> _TASK OBJECTIVE_: Copy each line in which the string "this" occurs.

> _DATASET CONTENT_:
________

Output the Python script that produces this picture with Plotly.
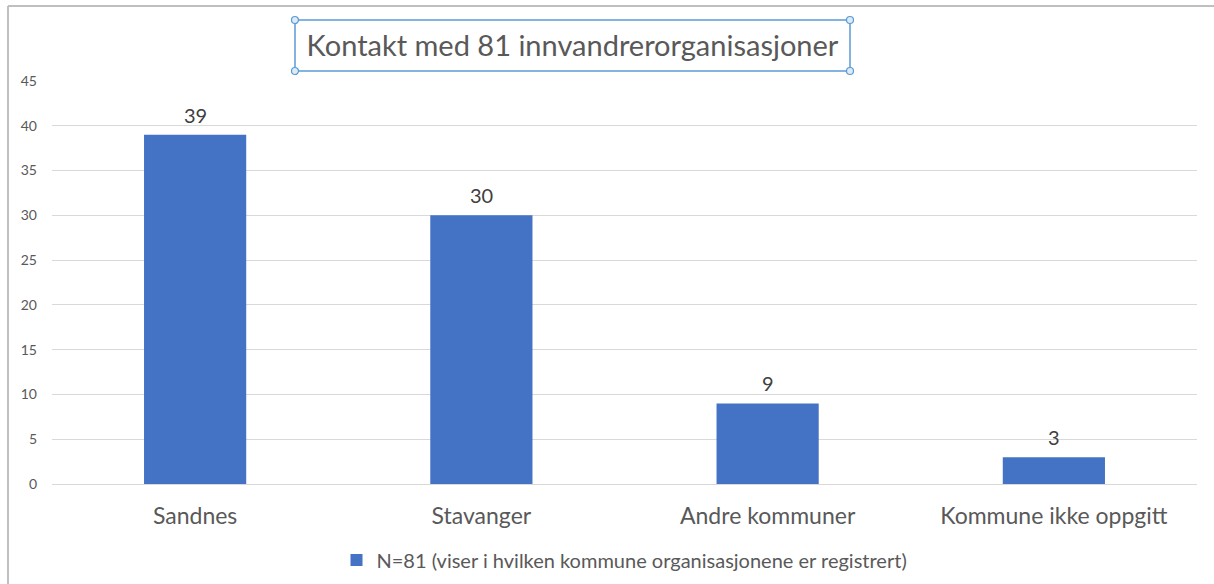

________

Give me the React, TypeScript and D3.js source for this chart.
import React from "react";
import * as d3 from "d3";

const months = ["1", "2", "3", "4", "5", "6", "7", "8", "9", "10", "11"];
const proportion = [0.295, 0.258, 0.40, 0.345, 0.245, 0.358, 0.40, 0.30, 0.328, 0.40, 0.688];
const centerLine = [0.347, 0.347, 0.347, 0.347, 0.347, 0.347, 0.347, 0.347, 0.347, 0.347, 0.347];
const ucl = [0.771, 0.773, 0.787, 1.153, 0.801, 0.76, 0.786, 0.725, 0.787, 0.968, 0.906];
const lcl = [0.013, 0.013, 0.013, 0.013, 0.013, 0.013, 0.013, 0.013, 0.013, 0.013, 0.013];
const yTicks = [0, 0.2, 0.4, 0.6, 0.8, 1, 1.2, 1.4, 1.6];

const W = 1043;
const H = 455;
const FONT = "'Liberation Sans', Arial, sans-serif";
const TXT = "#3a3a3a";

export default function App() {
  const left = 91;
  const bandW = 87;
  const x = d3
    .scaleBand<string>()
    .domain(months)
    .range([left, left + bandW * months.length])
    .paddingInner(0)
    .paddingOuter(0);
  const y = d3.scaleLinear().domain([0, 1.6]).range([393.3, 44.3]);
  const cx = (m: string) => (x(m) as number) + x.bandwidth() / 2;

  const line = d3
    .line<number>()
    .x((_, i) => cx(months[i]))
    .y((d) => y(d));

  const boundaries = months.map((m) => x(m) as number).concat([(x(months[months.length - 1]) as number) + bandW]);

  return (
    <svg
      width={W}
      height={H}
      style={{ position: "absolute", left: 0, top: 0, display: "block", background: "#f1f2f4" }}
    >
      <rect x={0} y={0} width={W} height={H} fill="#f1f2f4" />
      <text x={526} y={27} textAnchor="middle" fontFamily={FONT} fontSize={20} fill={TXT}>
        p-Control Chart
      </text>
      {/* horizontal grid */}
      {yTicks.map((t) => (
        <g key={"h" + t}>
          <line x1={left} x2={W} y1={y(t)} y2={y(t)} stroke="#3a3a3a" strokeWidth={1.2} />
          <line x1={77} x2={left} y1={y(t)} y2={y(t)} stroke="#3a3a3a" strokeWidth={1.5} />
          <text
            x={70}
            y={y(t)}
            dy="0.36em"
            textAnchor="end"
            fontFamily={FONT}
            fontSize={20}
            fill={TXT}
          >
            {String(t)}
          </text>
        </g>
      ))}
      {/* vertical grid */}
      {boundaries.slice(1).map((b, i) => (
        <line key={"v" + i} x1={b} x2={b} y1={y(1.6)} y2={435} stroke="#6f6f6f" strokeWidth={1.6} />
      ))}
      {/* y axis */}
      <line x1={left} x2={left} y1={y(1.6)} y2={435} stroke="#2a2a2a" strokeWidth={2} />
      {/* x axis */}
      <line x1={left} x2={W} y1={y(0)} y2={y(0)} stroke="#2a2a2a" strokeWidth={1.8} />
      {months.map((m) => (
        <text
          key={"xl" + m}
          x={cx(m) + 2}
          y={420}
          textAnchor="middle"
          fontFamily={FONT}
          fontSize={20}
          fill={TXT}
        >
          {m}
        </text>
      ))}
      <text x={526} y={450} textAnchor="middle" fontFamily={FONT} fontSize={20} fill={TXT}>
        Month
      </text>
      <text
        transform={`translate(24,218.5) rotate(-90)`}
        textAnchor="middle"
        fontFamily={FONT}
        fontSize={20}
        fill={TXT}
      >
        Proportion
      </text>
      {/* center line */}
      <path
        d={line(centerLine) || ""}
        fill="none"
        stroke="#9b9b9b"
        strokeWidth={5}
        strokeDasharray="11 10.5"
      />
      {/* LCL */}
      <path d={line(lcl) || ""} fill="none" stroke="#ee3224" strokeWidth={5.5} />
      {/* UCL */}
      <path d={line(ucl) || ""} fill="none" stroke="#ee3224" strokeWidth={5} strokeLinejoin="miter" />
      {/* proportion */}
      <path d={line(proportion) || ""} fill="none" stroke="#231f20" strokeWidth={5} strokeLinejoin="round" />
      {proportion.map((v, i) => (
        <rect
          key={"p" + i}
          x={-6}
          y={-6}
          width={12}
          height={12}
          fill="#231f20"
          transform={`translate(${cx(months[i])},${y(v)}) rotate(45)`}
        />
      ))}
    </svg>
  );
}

________

> _EXERCISE OUTPUT_:
Output the Python script that produces this picture with Plotly.
Give me the React, TypeScript and D3.js source for this chart.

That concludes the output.